Amos 7:14 Then answered Amos, and said to Amaziah, I was no prophet, neither was I a prophet’s son; but I was an herdman, and a gatherer of sycamore fruit:

Amos 7:15 And the LORD took me as I followed the flock, and the LORD said unto me, Go, prophesy unto my people Israel.

The nature of Amos’s reply was that he was not part of a conspiracy but that God had selected him. He was not a prophet in the customary sense—not by heredity or of the school of the prophets. He was not an “ordained minister,” but he was a true prophet because God had told him personally, as an individual, what and how to prophesy. Amos was saying, “I was pleased and satisfied with my former peaceful occupation, but God told me to leave that comfortable life and go to the northern kingdom. There I was to speak words as He would direct.” Amos was rebutting Amaziah’s accusation that he was prophesying for monetary reward or as part of a conspiracy.

Comment: This again sounds like the feet members, who are satisfied to be humble and quiet on the sidelines, but when the time comes, they have to speak out.

Amos 7:16 Now therefore hear thou the word of the LORD: Thou sayest, Prophesy not against Israel, and drop not thy word against the house of Isaac.

Amos 7:17 Therefore thus saith the LORD; Thy wife shall be an harlot in the city, and thy sons and thy daughters shall fall by the sword, and thy land shall be divided by line; and thou shalt die in a polluted land: and Israel shall surely go into captivity forth of his land.

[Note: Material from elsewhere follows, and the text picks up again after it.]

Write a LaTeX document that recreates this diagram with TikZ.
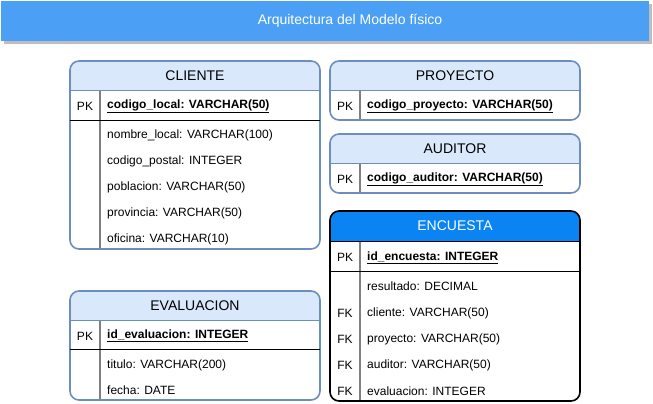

Because Amaziah personally slandered Amos, God said he would receive a personal judgment in two ways: (1) he would lose his wife, for she would become a harlot, and (2) his sons and daughters would die in warfare. Amaziah’s property would be confiscated and divided by the conqueror, Assyria, and he would ultimately be a captive and die in that foreign land. Amos courageously prophesied the fate of Amaziah and of the ten-tribe kingdom, which would “surely go into captivity.”